Short exercise
Begin with the line that contains "Generate a Python" and end with the line that contains "plt.rcParams['font.family'] = ['Liberation": copy that span of lines exactly, and nothing outside it.

## Start Dataset entries

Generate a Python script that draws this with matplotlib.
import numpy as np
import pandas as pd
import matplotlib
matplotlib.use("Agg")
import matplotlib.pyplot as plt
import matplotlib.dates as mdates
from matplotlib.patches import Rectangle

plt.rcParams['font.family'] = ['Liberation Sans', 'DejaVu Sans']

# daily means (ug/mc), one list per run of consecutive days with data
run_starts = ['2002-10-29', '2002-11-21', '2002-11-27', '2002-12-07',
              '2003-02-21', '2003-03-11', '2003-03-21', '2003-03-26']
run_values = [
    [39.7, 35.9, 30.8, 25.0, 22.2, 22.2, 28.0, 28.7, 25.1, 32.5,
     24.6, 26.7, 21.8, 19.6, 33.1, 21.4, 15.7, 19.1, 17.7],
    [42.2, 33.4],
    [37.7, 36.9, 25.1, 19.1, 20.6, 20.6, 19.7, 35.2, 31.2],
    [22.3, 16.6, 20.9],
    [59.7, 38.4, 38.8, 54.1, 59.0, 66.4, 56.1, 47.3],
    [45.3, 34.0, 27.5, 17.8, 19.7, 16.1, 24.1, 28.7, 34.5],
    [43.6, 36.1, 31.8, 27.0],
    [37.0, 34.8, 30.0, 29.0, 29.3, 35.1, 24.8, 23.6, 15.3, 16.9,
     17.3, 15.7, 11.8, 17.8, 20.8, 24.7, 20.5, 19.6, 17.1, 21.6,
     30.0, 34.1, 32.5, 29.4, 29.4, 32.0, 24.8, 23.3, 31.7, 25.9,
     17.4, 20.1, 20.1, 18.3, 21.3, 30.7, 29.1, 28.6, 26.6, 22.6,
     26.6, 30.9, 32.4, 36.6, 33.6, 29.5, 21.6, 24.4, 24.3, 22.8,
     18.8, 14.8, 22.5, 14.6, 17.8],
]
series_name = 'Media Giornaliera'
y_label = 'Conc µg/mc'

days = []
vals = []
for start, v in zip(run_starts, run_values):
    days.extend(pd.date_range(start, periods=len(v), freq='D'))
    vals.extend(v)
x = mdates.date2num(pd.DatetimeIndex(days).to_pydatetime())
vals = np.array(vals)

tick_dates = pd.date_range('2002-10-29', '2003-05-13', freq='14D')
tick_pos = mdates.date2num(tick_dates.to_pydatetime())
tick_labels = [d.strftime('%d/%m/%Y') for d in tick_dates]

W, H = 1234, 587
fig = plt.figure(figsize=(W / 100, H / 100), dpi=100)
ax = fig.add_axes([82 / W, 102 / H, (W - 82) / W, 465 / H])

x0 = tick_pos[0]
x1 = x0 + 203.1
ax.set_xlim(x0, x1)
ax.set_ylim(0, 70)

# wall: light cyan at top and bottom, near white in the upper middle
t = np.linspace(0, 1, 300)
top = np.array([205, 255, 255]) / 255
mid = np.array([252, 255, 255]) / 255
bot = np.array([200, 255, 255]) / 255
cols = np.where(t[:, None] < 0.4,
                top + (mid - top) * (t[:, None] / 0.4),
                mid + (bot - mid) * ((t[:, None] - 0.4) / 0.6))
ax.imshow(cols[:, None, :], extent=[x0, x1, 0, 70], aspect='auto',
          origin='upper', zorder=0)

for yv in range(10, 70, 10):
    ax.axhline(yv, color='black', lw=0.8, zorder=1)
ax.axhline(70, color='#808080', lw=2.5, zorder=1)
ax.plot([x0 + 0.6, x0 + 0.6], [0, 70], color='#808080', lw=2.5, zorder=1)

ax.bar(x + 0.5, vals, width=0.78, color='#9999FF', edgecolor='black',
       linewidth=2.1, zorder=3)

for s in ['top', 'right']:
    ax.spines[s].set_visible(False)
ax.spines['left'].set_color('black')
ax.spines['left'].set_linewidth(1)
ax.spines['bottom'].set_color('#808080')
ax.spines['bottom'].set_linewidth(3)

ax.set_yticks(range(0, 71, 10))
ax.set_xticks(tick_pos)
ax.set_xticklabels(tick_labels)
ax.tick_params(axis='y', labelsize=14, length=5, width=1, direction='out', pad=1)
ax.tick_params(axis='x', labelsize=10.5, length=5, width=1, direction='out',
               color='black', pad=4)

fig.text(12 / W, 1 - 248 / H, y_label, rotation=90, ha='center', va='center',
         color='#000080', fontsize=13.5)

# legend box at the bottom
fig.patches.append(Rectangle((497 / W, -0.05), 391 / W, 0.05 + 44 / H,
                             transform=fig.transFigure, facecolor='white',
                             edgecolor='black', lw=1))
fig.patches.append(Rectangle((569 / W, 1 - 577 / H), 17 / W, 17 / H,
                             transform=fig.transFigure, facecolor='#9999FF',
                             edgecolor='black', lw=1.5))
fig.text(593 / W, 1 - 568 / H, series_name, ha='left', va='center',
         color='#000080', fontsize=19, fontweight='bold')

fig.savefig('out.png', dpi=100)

## End Dataset entries
## Start Dataset entries

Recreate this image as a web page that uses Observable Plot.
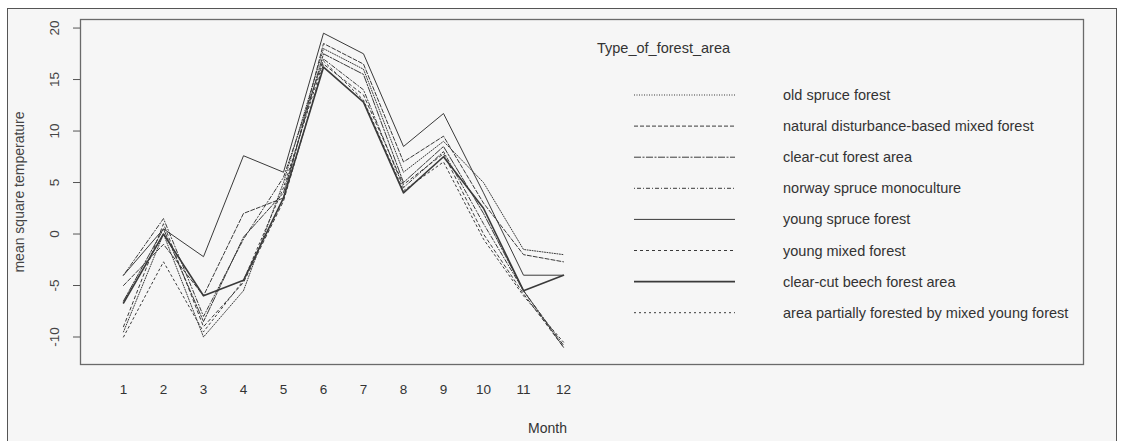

## End Dataset entries
## Start Dataset entries

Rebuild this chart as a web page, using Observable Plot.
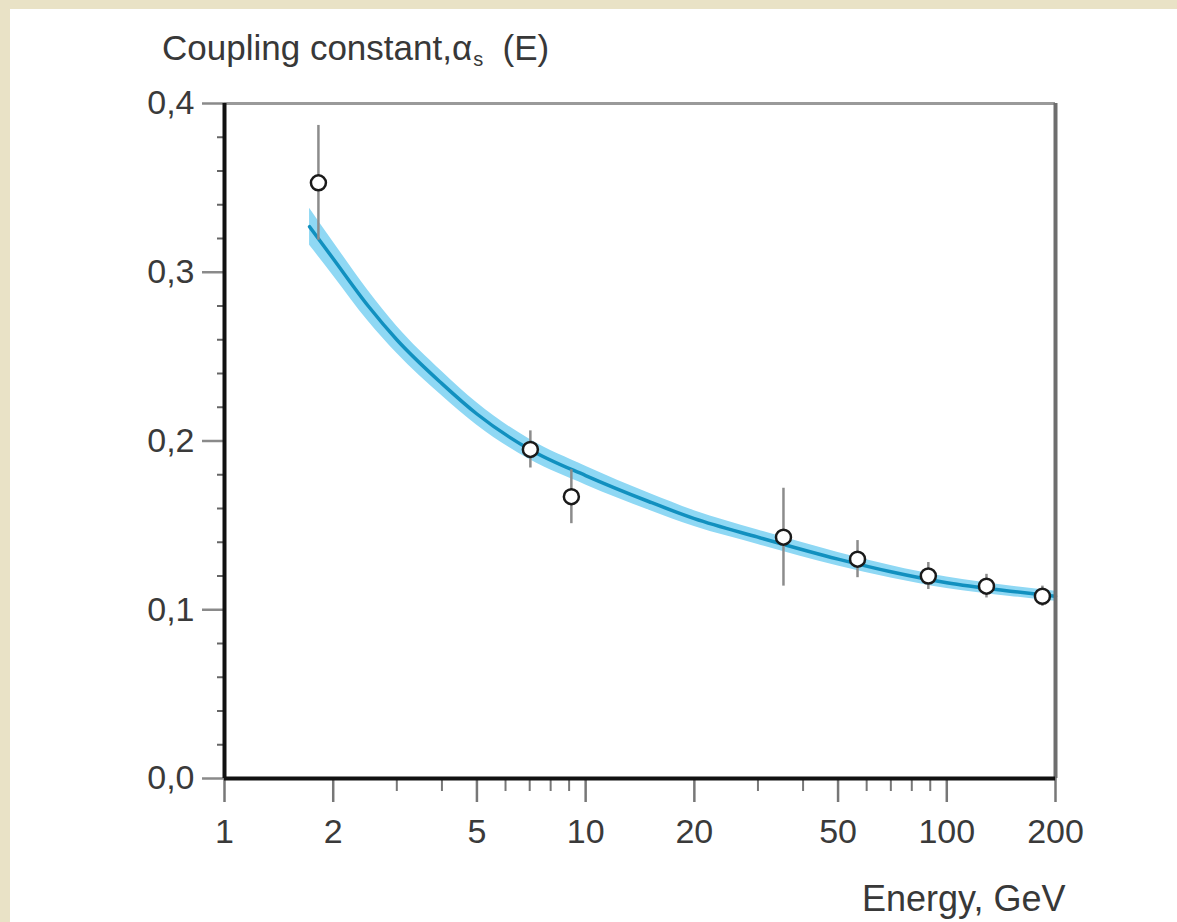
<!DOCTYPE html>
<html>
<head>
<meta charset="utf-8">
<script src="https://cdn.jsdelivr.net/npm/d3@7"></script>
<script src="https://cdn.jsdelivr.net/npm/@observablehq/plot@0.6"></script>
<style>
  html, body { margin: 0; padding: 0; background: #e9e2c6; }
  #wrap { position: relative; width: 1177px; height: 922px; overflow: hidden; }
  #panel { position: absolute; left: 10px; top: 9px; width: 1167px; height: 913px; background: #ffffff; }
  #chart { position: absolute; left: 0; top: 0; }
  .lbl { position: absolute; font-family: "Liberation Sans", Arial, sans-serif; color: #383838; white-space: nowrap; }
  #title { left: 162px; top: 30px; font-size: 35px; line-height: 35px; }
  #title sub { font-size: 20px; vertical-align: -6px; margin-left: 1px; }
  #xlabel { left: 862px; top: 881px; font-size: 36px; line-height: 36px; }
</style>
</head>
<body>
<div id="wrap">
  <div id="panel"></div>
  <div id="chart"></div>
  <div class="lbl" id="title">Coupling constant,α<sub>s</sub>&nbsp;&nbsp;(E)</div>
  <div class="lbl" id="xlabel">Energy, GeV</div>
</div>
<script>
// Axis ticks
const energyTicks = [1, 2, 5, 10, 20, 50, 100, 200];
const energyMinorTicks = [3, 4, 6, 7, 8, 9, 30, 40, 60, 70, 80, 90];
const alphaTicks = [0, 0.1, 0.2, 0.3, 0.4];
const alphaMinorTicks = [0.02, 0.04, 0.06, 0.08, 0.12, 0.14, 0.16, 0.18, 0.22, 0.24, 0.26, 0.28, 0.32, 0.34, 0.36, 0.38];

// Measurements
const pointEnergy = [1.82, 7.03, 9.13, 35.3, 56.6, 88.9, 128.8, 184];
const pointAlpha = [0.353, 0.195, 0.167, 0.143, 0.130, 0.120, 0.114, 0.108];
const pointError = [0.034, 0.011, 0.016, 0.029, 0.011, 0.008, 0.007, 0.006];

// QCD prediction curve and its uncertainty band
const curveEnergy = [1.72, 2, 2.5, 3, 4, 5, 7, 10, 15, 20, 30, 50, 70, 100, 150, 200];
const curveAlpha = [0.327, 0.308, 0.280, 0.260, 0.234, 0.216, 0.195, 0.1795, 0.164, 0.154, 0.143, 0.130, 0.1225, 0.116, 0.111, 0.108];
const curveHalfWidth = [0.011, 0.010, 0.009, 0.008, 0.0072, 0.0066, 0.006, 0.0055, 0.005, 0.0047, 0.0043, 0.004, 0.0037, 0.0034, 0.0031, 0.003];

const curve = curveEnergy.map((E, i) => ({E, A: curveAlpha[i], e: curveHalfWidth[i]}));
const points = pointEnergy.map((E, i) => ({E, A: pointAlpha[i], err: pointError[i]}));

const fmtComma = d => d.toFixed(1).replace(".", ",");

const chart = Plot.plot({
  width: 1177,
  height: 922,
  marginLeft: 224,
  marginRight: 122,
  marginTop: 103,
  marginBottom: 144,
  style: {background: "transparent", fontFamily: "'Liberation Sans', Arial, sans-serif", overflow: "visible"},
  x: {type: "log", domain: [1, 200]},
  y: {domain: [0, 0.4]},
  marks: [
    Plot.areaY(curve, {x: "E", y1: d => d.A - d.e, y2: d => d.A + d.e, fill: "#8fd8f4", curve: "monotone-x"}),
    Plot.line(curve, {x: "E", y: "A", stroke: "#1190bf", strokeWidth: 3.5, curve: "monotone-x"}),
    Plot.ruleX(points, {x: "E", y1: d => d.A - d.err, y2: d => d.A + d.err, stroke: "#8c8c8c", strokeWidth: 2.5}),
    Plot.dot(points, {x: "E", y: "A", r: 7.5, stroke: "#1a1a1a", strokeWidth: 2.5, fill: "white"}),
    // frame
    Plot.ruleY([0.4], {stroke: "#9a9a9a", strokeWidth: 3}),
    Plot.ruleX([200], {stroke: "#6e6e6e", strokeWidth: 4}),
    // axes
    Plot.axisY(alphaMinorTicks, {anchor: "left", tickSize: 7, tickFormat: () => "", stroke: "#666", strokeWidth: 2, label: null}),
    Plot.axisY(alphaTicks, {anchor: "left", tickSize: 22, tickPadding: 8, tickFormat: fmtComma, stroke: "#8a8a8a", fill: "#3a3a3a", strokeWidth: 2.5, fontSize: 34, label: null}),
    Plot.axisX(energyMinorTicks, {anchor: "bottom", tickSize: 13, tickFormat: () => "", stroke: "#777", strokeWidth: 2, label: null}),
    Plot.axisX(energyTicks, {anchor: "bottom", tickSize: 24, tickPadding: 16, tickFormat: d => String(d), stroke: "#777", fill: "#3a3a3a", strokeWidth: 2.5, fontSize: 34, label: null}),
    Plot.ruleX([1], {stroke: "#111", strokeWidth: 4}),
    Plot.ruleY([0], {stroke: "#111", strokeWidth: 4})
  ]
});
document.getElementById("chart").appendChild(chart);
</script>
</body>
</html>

## End Dataset entries

Final result
Generate a Python script that draws this with matplotlib.
import numpy as np
import pandas as pd
import matplotlib
matplotlib.use("Agg")
import matplotlib.pyplot as plt
import matplotlib.dates as mdates
from matplotlib.patches import Rectangle

plt.rcParams['font.family'] = ['Liberation Sans', 'DejaVu Sans']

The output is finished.